Terão que calar o rio,
terão que secar o mar
que inspiram e dão ao homem
motivos para cantar.

Não pode apagar-se o canto
com sangue do bom cantor,
terão que matar o vento
que diz luta e amor.

Terão que calar o rio,
terão que secar o mar
que inspiram e dão ao homem
motivos para cantar.

Terão que parar a chuva,
terão que apagar o sol,
terão que matar o canto
para que esqueçam tua voz.


Naquele ano, o de 1973, eram iniciadas as obras das Torres Gêmeas em Manhattan. Aquelas mesmas que em 11 de setembro de 2001 foram abatidas por dois aviões num atentado terrorista. No dia anterior, eu trabalhava em Campinas, atendendo mutuários de minha companhia. E na manhã do dia 11 fomos dispensados do trabalho porque o prefeito da cidade tinha sido assassinado. Voltei ao hotel e liguei a televisão. Ali estava uma das torres queimando e os repórteres não sabiam nada, se era só um incêndio ou o que, até que vi, na tela da tv um avião rasgando o espaço aéreo que estava interditado, meus olhos grudaram-se na tela e estarrecido, vi o avião chocar-se.
Estava acabando o mundo? Liguei para casa, para saber se estavam todos bem, minha esposa e meus filhos. Podia ser uma operação global, podia ser a terceira guerra mundial.
Mas o 11 de setembro que mais me interessa agora é o próximo. É o aniversário dela. Minha namorada que vive tão longe de mim. Mas depois falo disso.

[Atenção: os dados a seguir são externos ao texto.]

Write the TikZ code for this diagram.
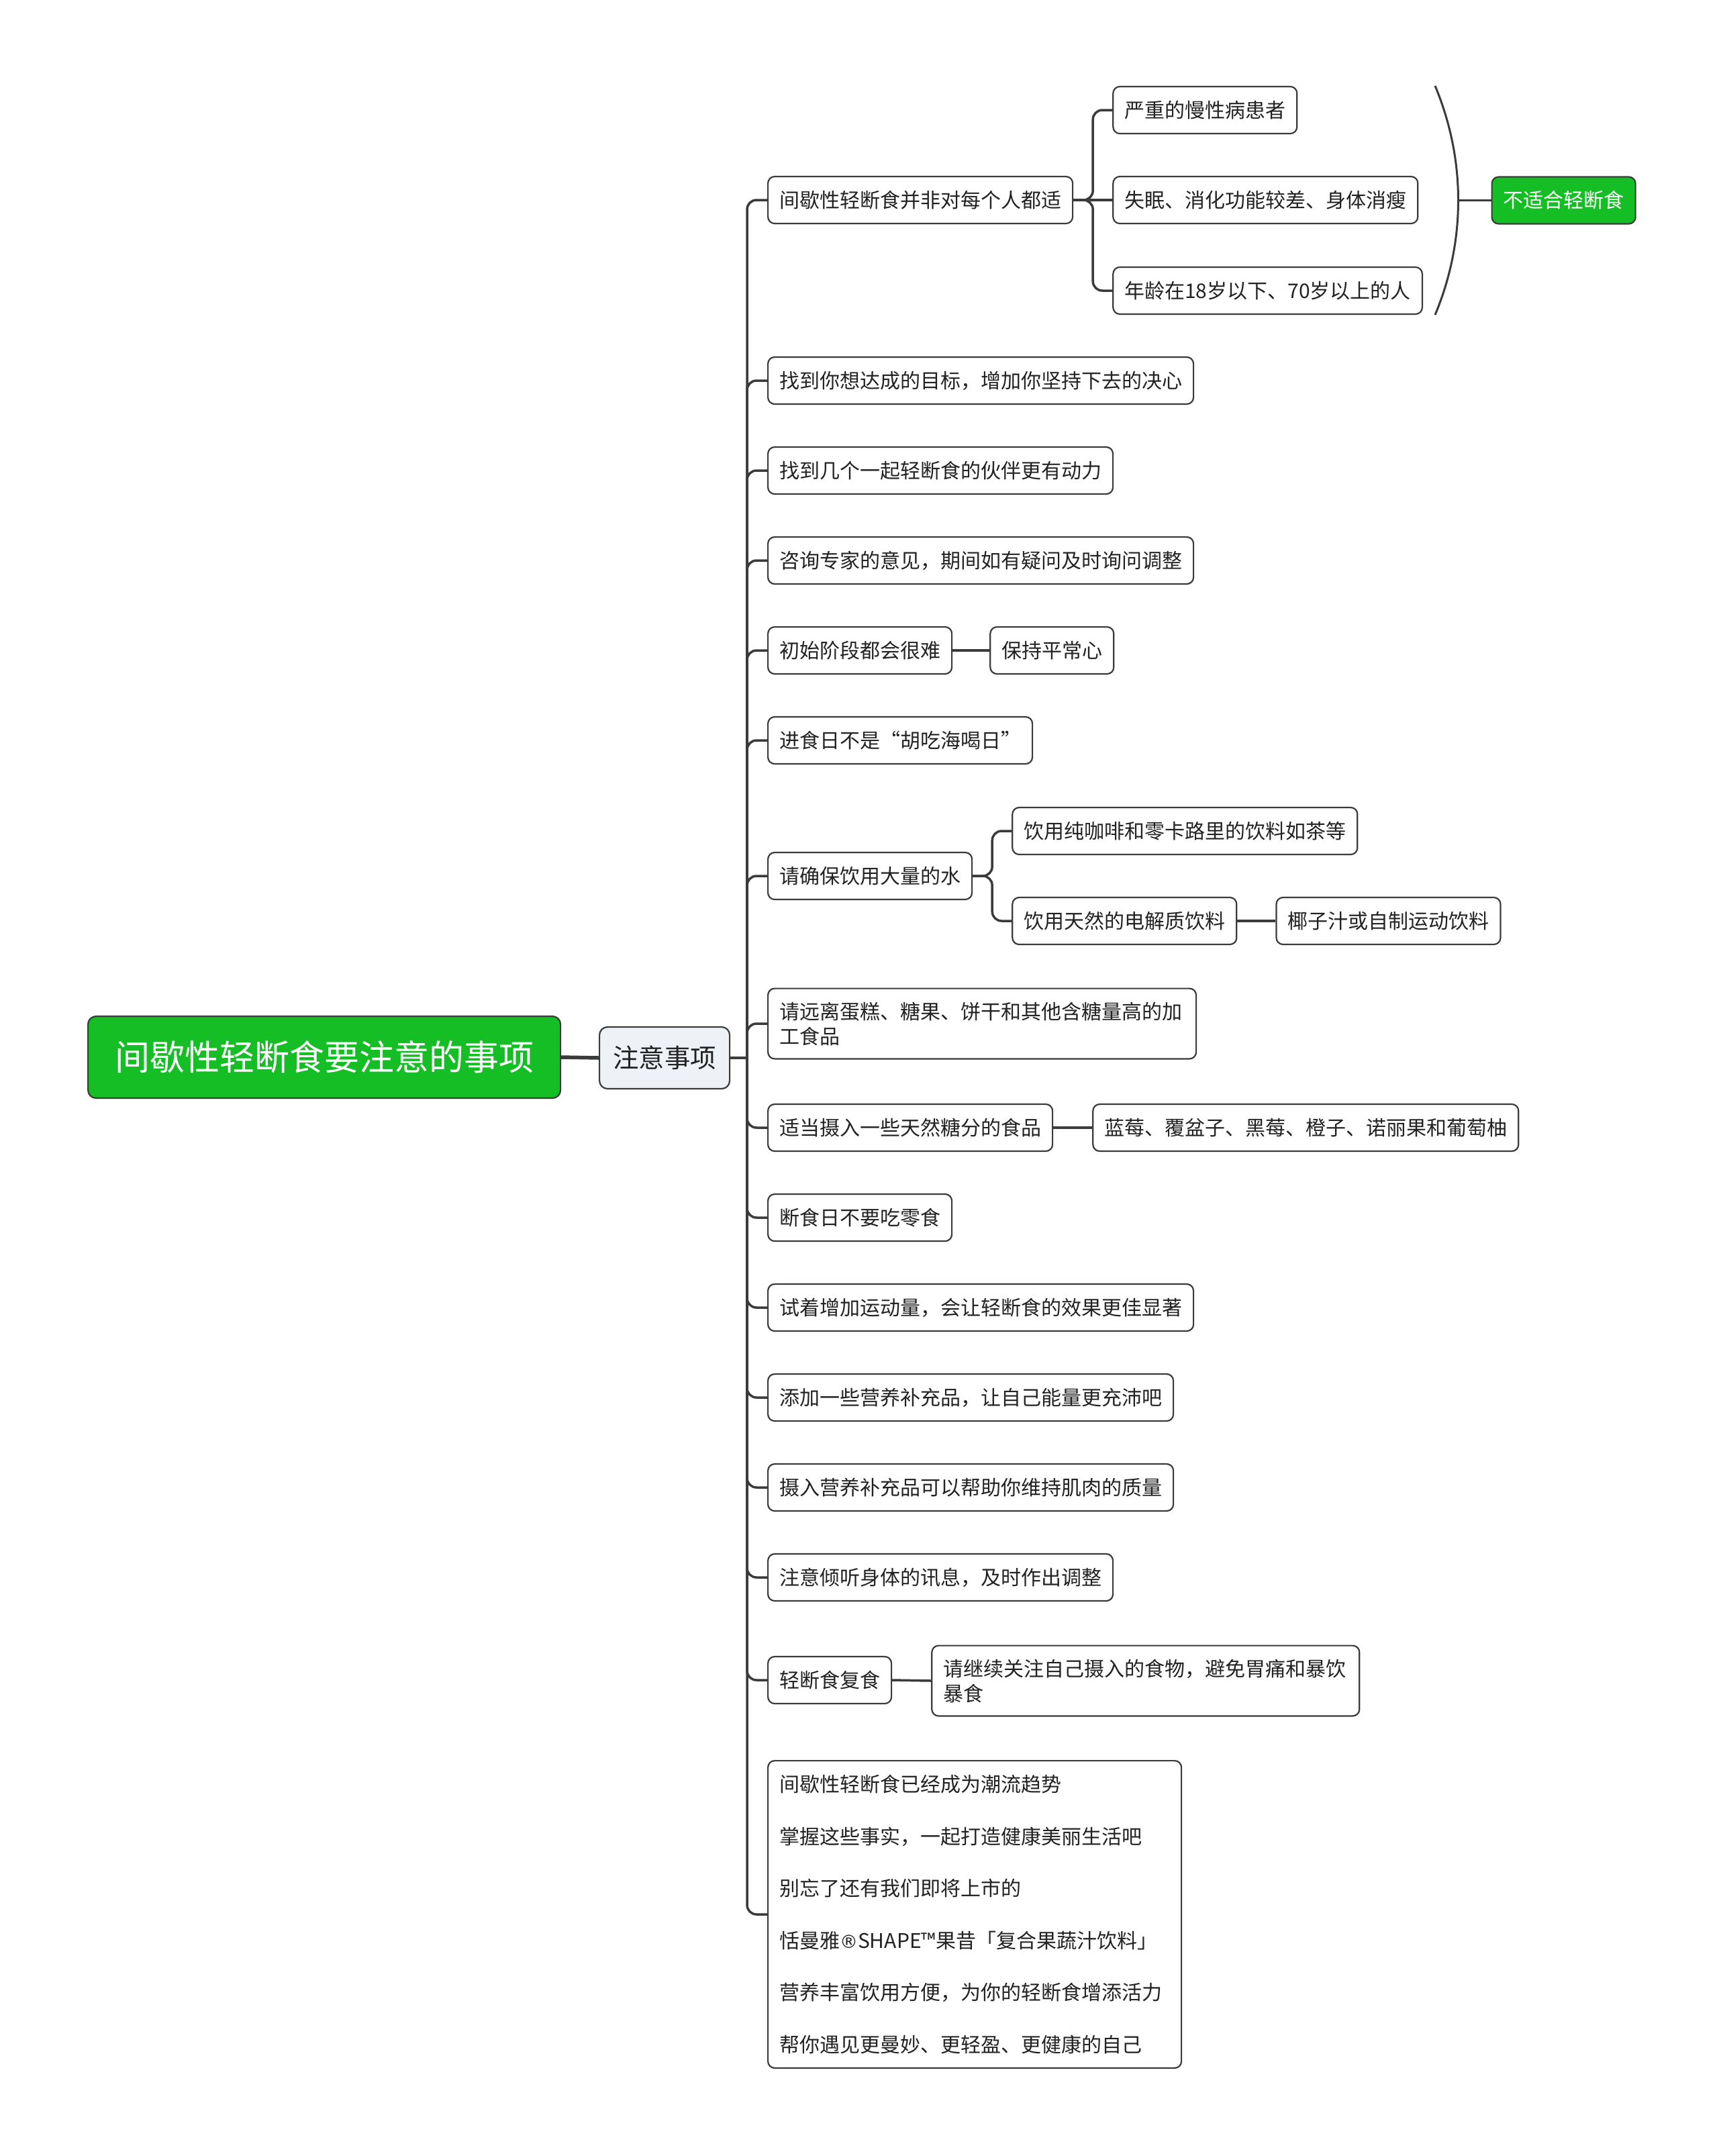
\documentclass[tikz,border=0pt]{standalone}
\usepackage{fontspec}
\setmainfont{Noto Sans CJK SC}
\newfontfamily\regfont{DejaVu Sans}
\usetikzlibrary{calc}
\definecolor{lineC}{HTML}{3A3C3A}
\definecolor{txtC}{HTML}{222222}
\definecolor{greenF}{HTML}{16BE26}
\definecolor{zsF}{HTML}{EEF1F5}
\begin{document}
\begin{tikzpicture}[x=1pt,y=-1pt,
  box/.style={draw=lineC, line width=2.2pt, rounded corners=10pt, fill=white,
    inner xsep=17pt, inner ysep=0pt, minimum height=70pt,
    font=\fontsize{30}{37}\selectfont, text=txtC, anchor=west},
  mbox/.style={box, inner ysep=20pt},
  greenbox/.style={box, fill=greenF, text=white},
  rootbox/.style={draw=lineC, line width=2.2pt, rounded corners=12pt, fill=greenF,
    text=white, inner xsep=40pt, inner ysep=0pt, minimum height=122pt,
    font=\fontsize{52}{60}\selectfont, anchor=west},
  zsbox/.style={draw=lineC, line width=2.2pt, rounded corners=12pt, fill=zsF,
    text=txtC, inner xsep=20pt, inner ysep=0pt, minimum height=92pt,
    font=\fontsize{38.5}{44}\selectfont, anchor=west},
  conn/.style={draw=lineC, line width=3.5pt, rounded corners=14pt},
  mainconn/.style={draw=lineC, line width=5.5pt},
  bracecurve/.style={draw=lineC, line width=3pt}
]
\useasboundingbox[fill=white] (0,0) rectangle (2560,3212);

% root and main topic
\node[rootbox] (root) at (130,1575) {间歇性轻断食要注意的事项};
\node[zsbox] (zs) at (892,1576) {注意事项};
\coordinate (sp) at (1113,1576);

% level-2 topics
\node[box] (a1) at (1143,298) {间歇性轻断食并非对每个人都适};
\node[box] (a2) at (1143,567) {找到你想达成的目标，增加你坚持下去的决心};
\node[box] (a3) at (1143,701) {找到几个一起轻断食的伙伴更有动力};
\node[box] (a4) at (1143,835) {咨询专家的意见，期间如有疑问及时询问调整};
\node[box] (a5) at (1143,969) {初始阶段都会很难};
\node[box] (a6) at (1143,1103) {进食日不是“胡吃海喝日”};
\node[box] (a7) at (1143,1305) {请确保饮用大量的水};
\node[mbox, text width=604pt, align=left] (a8) at (1143,1525) {请远离蛋糕、糖果、饼干和其他含糖量高的加\\工食品};
\node[box] (a9) at (1143,1680) {适当摄入一些天然糖分的食品};
\node[box] (a10) at (1143,1814) {断食日不要吃零食};
\node[box] (a11) at (1143,1948) {试着增加运动量，会让轻断食的效果更佳显著};
\node[box] (a12) at (1143,2082) {添加一些营养补充品，让自己能量更充沛吧};
\node[box] (a13) at (1143,2216) {摄入营养补充品可以帮助你维持肌肉的质量};
\node[box] (a14) at (1143,2350) {注意倾听身体的讯息，及时作出调整};
\node[box] (a15) at (1143,2503) {轻断食复食};
\node[mbox, inner ysep=21pt, text width=582pt, align=left,
  font=\fontsize{30}{77.6}\selectfont] (a16) at (1143,2852)
  {间歇性轻断食已经成为潮流趋势\\掌握这些事实，一起打造健康美丽生活吧\\别忘了还有我们即将上市的\\恬曼雅{\regfont\fontsize{27}{30}\selectfont ®}SHAPE™果昔「复合果蔬汁饮料」\\营养丰富饮用方便，为你的轻断食增添活力\\帮你遇见更曼妙、更轻盈、更健康的自己};

% level-3 topics
\node[box] (b2) at ($(a1.east)+(58,0)$) {失眠、消化功能较差、身体消瘦};
\node[box] (b1) at ($(a1.east)+(58,-134)$) {严重的慢性病患者};
\node[box] (b3) at ($(a1.east)+(58,135)$) {年龄在18岁以下、70岁以上的人};
\node[box] (c5) at ($(a5.east)+(55,0)$) {保持平常心};
\node[box] (c7a) at ($(a7.east)+(58,-67)$) {饮用纯咖啡和零卡路里的饮料如茶等};
\node[box] (c7b) at ($(a7.east)+(58,67)$) {饮用天然的电解质饮料};
\node[box] (c7c) at ($(c7b.east)+(57,0)$) {椰子汁或自制运动饮料};
\node[box] (c9) at ($(a9.east)+(58,0)$) {蓝莓、覆盆子、黑莓、橙子、诺丽果和葡萄柚};
\node[mbox, text width=603pt, align=left] (c15) at ($(a15.east)+(58,1)$) {请继续关注自己摄入的食物，避免胃痛和暴饮\\暴食};

% summary brace
\coordinate (brT) at ($(b3.east |- b1.north)+(18,0)$);
\coordinate (brB) at ($(b3.east |- b3.south)+(18,0)$);
\coordinate (brM) at ($(brT)!0.5!(brB)+(34.5,0)$);
\node[greenbox] (nf) at ($(brM)+(49,0)$) {不适合轻断食};

% connectors
\draw[mainconn] (root.east) -- (zs.west);
\draw[mainconn, line width=4pt] (zs.east) -- (sp);
\foreach \n in {a1,a2,a3,a4,a5,a6,a7,a8,a9,a10,a11,a12,a13,a14,a15,a16}
  \draw[conn] (sp) |- (\n.west);

\draw[conn] (a1.east) -- ++(29,0) |- (b1.west);
\draw[conn] (a1.east) -- ++(29,0) |- (b3.west);
\draw[conn] (a1.east) -- (b2.west);
\draw[conn] (a5.east) -- (c5.west);
\draw[conn] (a7.east) -- ++(29,0) |- (c7a.west);
\draw[conn] (a7.east) -- ++(29,0) |- (c7b.west);
\draw[conn] (c7b.east) -- (c7c.west);
\draw[conn] (a9.east) -- (c9.west);
\draw[conn] (a15.east) -- (c15.west);

\draw[bracecurve] (brT) .. controls ($(brT)+(46,110)$) and ($(brB)+(46,-110)$) .. (brB);
\draw[conn] (brM) -- (nf.west);
\end{tikzpicture}
\end{document}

Faltou agosto. Tirando que nunca consigo esquecer as duas bombas atômicas atiradas sobre o Japão, em Hiroshima em 06/08 e em Nagasaki em 09/08/1945. as fotos dos cogumelos que eu via nos livros de história sempre me encheram de medo. Um dia destruímos tudo, para descobrir que não construímos nada.
Mas agosto tem uma outra data, o dia 05, mais precisamente 05/08/1962, eu já tinha nascido há uns seis meses, e ela morria aos 36 anos em Los Angeles. Andei olhando aqui pela internet muitas fotos dela, incrivelmente linda, incrivelmente mais maravilhosa do que podemos imaginar que fosse. Seu nome: Norma Jean Baker, nascida em 01/06/1926, sete anos antes de meu pai, seis antes de Victor Jara, mais conhecida dos menos aficionados como Marilyn Monroe. Vi também alguns vídeos postados no Youtube. E me deu a estranha impressão de que ela gostava mesmo de sorrir, algo denunciou isso, porque ela sorria com muita facilidade. Encontrada morta e nua, dizem que foi overdose. Dizem que não. Saudade de quem não conheci, dela e de Victor, duas belezas cada qual a seu modo.
Podia agora listar muita gente que se foi e muitas datas. Bastam-me agora esses três, Pai, aos 50; Victor, aos 40; Marilyn, aos 36 anos.
Não sei como o mundo sobrevive depois de perder tanta beleza.